DIRECTIONS: Produce a word-for-word copy of the listing below without its pictures.

.....

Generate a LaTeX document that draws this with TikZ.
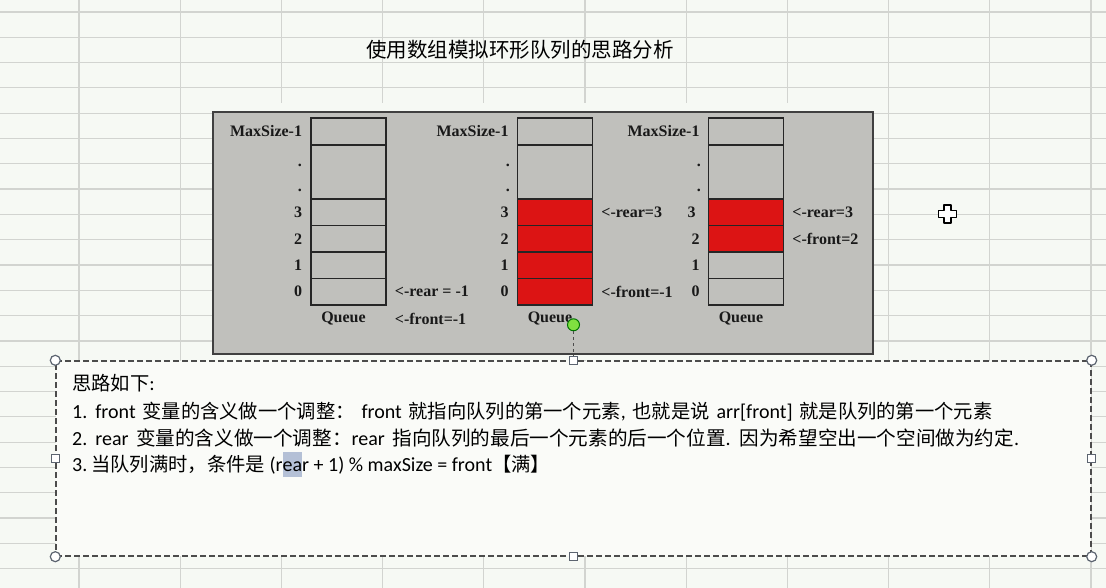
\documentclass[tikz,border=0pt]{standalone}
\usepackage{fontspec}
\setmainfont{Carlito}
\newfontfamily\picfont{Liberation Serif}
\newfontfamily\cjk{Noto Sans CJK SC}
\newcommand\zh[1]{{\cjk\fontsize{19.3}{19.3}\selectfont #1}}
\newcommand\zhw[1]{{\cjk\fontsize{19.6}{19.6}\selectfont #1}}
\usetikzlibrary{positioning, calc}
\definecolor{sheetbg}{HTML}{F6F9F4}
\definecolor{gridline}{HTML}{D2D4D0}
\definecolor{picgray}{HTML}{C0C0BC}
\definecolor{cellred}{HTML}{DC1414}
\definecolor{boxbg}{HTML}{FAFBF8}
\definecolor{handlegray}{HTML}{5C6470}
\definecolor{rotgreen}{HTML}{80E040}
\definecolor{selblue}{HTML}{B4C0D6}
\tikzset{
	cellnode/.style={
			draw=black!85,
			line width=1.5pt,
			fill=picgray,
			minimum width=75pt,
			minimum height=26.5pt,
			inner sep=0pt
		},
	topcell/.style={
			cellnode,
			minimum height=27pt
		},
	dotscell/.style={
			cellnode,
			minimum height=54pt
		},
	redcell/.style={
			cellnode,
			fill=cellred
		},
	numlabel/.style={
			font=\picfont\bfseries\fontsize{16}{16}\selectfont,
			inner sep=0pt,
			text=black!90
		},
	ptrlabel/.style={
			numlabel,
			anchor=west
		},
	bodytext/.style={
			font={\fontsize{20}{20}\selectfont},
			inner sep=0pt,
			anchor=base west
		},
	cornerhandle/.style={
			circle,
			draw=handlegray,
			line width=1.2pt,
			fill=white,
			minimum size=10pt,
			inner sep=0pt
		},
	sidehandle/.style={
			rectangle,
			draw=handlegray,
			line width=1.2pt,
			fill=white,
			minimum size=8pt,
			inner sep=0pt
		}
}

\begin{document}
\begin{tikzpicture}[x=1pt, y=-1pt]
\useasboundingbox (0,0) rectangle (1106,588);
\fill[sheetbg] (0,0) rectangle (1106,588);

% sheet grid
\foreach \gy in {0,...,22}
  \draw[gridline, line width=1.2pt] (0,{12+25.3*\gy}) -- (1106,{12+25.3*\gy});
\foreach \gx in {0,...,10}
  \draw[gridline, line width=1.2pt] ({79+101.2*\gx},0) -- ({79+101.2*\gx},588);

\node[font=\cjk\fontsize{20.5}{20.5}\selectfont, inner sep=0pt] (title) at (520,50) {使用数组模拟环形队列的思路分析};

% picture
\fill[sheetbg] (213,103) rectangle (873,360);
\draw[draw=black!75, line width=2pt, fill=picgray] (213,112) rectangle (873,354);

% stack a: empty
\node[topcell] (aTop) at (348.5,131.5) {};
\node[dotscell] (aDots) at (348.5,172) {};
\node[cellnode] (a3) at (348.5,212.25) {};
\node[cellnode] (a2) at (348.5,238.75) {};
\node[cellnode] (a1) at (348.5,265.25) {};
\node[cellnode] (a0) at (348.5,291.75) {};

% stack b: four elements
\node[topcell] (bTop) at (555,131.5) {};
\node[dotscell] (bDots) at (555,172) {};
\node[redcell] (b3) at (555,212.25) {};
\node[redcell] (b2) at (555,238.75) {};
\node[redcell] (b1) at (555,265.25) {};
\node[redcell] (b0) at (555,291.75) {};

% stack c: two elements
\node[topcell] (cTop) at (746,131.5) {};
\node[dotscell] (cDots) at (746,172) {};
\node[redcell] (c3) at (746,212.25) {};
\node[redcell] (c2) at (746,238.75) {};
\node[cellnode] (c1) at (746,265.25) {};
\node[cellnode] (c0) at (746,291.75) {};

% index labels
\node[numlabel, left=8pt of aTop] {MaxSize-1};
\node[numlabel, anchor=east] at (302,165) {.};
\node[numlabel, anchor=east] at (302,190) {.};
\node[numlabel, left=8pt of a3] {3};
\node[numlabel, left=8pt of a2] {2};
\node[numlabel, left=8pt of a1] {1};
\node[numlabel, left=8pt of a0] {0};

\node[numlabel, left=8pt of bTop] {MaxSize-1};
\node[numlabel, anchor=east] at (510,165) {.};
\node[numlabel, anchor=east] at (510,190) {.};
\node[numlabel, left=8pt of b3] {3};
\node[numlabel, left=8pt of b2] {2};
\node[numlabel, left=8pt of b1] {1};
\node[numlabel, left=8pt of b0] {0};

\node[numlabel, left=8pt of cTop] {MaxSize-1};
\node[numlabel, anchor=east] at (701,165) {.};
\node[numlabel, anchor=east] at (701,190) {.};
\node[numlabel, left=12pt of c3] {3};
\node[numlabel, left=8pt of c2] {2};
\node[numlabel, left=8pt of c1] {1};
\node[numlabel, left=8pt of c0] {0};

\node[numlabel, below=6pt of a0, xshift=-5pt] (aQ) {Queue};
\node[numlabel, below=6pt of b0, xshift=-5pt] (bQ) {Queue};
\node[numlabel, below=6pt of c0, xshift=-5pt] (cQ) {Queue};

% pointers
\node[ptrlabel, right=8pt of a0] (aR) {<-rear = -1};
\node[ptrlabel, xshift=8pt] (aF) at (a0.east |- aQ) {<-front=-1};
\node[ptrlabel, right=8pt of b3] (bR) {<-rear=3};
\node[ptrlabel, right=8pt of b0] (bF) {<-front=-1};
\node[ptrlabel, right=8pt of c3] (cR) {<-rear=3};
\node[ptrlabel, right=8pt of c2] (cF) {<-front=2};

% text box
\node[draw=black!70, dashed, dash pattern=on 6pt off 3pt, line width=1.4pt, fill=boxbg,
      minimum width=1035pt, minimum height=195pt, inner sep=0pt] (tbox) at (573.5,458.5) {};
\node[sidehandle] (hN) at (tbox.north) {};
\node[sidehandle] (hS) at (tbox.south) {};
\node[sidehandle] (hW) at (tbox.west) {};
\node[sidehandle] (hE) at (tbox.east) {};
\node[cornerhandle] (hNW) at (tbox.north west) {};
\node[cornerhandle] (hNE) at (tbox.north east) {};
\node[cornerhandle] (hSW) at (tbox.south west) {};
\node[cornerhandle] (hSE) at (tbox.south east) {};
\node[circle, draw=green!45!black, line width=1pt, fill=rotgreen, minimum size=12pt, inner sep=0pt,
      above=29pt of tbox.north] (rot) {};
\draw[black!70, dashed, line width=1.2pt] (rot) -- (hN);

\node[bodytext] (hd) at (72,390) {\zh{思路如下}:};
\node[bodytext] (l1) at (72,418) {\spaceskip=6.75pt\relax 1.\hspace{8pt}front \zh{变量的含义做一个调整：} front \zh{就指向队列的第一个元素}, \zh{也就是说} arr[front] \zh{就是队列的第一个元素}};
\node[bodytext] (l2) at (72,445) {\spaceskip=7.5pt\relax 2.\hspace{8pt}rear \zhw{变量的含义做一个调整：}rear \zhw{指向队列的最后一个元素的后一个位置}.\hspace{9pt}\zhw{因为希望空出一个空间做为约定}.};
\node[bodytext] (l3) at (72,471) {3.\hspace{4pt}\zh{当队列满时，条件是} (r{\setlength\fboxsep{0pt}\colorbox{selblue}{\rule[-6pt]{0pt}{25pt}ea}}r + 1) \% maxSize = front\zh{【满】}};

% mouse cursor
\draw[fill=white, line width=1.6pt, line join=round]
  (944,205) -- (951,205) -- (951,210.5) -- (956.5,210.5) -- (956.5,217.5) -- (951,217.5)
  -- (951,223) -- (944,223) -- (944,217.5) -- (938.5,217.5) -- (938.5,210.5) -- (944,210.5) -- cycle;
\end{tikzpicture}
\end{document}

.....

TASK SOLUTION:
Generate a LaTeX document that draws this with TikZ.
\documentclass[tikz,border=0pt]{standalone}
\usepackage{fontspec}
\setmainfont{Carlito}
\newfontfamily\picfont{Liberation Serif}
\newfontfamily\cjk{Noto Sans CJK SC}
\newcommand\zh[1]{{\cjk\fontsize{19.3}{19.3}\selectfont #1}}
\newcommand\zhw[1]{{\cjk\fontsize{19.6}{19.6}\selectfont #1}}
\usetikzlibrary{positioning, calc}
\definecolor{sheetbg}{HTML}{F6F9F4}
\definecolor{gridline}{HTML}{D2D4D0}
\definecolor{picgray}{HTML}{C0C0BC}
\definecolor{cellred}{HTML}{DC1414}
\definecolor{boxbg}{HTML}{FAFBF8}
\definecolor{handlegray}{HTML}{5C6470}
\definecolor{rotgreen}{HTML}{80E040}
\definecolor{selblue}{HTML}{B4C0D6}
\tikzset{
	cellnode/.style={
			draw=black!85,
			line width=1.5pt,
			fill=picgray,
			minimum width=75pt,
			minimum height=26.5pt,
			inner sep=0pt
		},
	topcell/.style={
			cellnode,
			minimum height=27pt
		},
	dotscell/.style={
			cellnode,
			minimum height=54pt
		},
	redcell/.style={
			cellnode,
			fill=cellred
		},
	numlabel/.style={
			font=\picfont\bfseries\fontsize{16}{16}\selectfont,
			inner sep=0pt,
			text=black!90
		},
	ptrlabel/.style={
			numlabel,
			anchor=west
		},
	bodytext/.style={
			font={\fontsize{20}{20}\selectfont},
			inner sep=0pt,
			anchor=base west
		},
	cornerhandle/.style={
			circle,
			draw=handlegray,
			line width=1.2pt,
			fill=white,
			minimum size=10pt,
			inner sep=0pt
		},
	sidehandle/.style={
			rectangle,
			draw=handlegray,
			line width=1.2pt,
			fill=white,
			minimum size=8pt,
			inner sep=0pt
		}
}

\begin{document}
\begin{tikzpicture}[x=1pt, y=-1pt]
\useasboundingbox (0,0) rectangle (1106,588);
\fill[sheetbg] (0,0) rectangle (1106,588);

% sheet grid
\foreach \gy in {0,...,22}
  \draw[gridline, line width=1.2pt] (0,{12+25.3*\gy}) -- (1106,{12+25.3*\gy});
\foreach \gx in {0,...,10}
  \draw[gridline, line width=1.2pt] ({79+101.2*\gx},0) -- ({79+101.2*\gx},588);

\node[font=\cjk\fontsize{20.5}{20.5}\selectfont, inner sep=0pt] (title) at (520,50) {使用数组模拟环形队列的思路分析};

% picture
\fill[sheetbg] (213,103) rectangle (873,360);
\draw[draw=black!75, line width=2pt, fill=picgray] (213,112) rectangle (873,354);

% stack a: empty
\node[topcell] (aTop) at (348.5,131.5) {};
\node[dotscell] (aDots) at (348.5,172) {};
\node[cellnode] (a3) at (348.5,212.25) {};
\node[cellnode] (a2) at (348.5,238.75) {};
\node[cellnode] (a1) at (348.5,265.25) {};
\node[cellnode] (a0) at (348.5,291.75) {};

% stack b: four elements
\node[topcell] (bTop) at (555,131.5) {};
\node[dotscell] (bDots) at (555,172) {};
\node[redcell] (b3) at (555,212.25) {};
\node[redcell] (b2) at (555,238.75) {};
\node[redcell] (b1) at (555,265.25) {};
\node[redcell] (b0) at (555,291.75) {};

% stack c: two elements
\node[topcell] (cTop) at (746,131.5) {};
\node[dotscell] (cDots) at (746,172) {};
\node[redcell] (c3) at (746,212.25) {};
\node[redcell] (c2) at (746,238.75) {};
\node[cellnode] (c1) at (746,265.25) {};
\node[cellnode] (c0) at (746,291.75) {};

% index labels
\node[numlabel, left=8pt of aTop] {MaxSize-1};
\node[numlabel, anchor=east] at (302,165) {.};
\node[numlabel, anchor=east] at (302,190) {.};
\node[numlabel, left=8pt of a3] {3};
\node[numlabel, left=8pt of a2] {2};
\node[numlabel, left=8pt of a1] {1};
\node[numlabel, left=8pt of a0] {0};

\node[numlabel, left=8pt of bTop] {MaxSize-1};
\node[numlabel, anchor=east] at (510,165) {.};
\node[numlabel, anchor=east] at (510,190) {.};
\node[numlabel, left=8pt of b3] {3};
\node[numlabel, left=8pt of b2] {2};
\node[numlabel, left=8pt of b1] {1};
\node[numlabel, left=8pt of b0] {0};

\node[numlabel, left=8pt of cTop] {MaxSize-1};
\node[numlabel, anchor=east] at (701,165) {.};
\node[numlabel, anchor=east] at (701,190) {.};
\node[numlabel, left=12pt of c3] {3};
\node[numlabel, left=8pt of c2] {2};
\node[numlabel, left=8pt of c1] {1};
\node[numlabel, left=8pt of c0] {0};

\node[numlabel, below=6pt of a0, xshift=-5pt] (aQ) {Queue};
\node[numlabel, below=6pt of b0, xshift=-5pt] (bQ) {Queue};
\node[numlabel, below=6pt of c0, xshift=-5pt] (cQ) {Queue};

% pointers
\node[ptrlabel, right=8pt of a0] (aR) {<-rear = -1};
\node[ptrlabel, xshift=8pt] (aF) at (a0.east |- aQ) {<-front=-1};
\node[ptrlabel, right=8pt of b3] (bR) {<-rear=3};
\node[ptrlabel, right=8pt of b0] (bF) {<-front=-1};
\node[ptrlabel, right=8pt of c3] (cR) {<-rear=3};
\node[ptrlabel, right=8pt of c2] (cF) {<-front=2};

% text box
\node[draw=black!70, dashed, dash pattern=on 6pt off 3pt, line width=1.4pt, fill=boxbg,
      minimum width=1035pt, minimum height=195pt, inner sep=0pt] (tbox) at (573.5,458.5) {};
\node[sidehandle] (hN) at (tbox.north) {};
\node[sidehandle] (hS) at (tbox.south) {};
\node[sidehandle] (hW) at (tbox.west) {};
\node[sidehandle] (hE) at (tbox.east) {};
\node[cornerhandle] (hNW) at (tbox.north west) {};
\node[cornerhandle] (hNE) at (tbox.north east) {};
\node[cornerhandle] (hSW) at (tbox.south west) {};
\node[cornerhandle] (hSE) at (tbox.south east) {};
\node[circle, draw=green!45!black, line width=1pt, fill=rotgreen, minimum size=12pt, inner sep=0pt,
      above=29pt of tbox.north] (rot) {};
\draw[black!70, dashed, line width=1.2pt] (rot) -- (hN);

\node[bodytext] (hd) at (72,390) {\zh{思路如下}:};
\node[bodytext] (l1) at (72,418) {\spaceskip=6.75pt\relax 1.\hspace{8pt}front \zh{变量的含义做一个调整：} front \zh{就指向队列的第一个元素}, \zh{也就是说} arr[front] \zh{就是队列的第一个元素}};
\node[bodytext] (l2) at (72,445) {\spaceskip=7.5pt\relax 2.\hspace{8pt}rear \zhw{变量的含义做一个调整：}rear \zhw{指向队列的最后一个元素的后一个位置}.\hspace{9pt}\zhw{因为希望空出一个空间做为约定}.};
\node[bodytext] (l3) at (72,471) {3.\hspace{4pt}\zh{当队列满时，条件是} (r{\setlength\fboxsep{0pt}\colorbox{selblue}{\rule[-6pt]{0pt}{25pt}ea}}r + 1) \% maxSize = front\zh{【满】}};

% mouse cursor
\draw[fill=white, line width=1.6pt, line join=round]
  (944,205) -- (951,205) -- (951,210.5) -- (956.5,210.5) -- (956.5,217.5) -- (951,217.5)
  -- (951,223) -- (944,223) -- (944,217.5) -- (938.5,217.5) -- (938.5,210.5) -- (944,210.5) -- cycle;
\end{tikzpicture}
\end{document}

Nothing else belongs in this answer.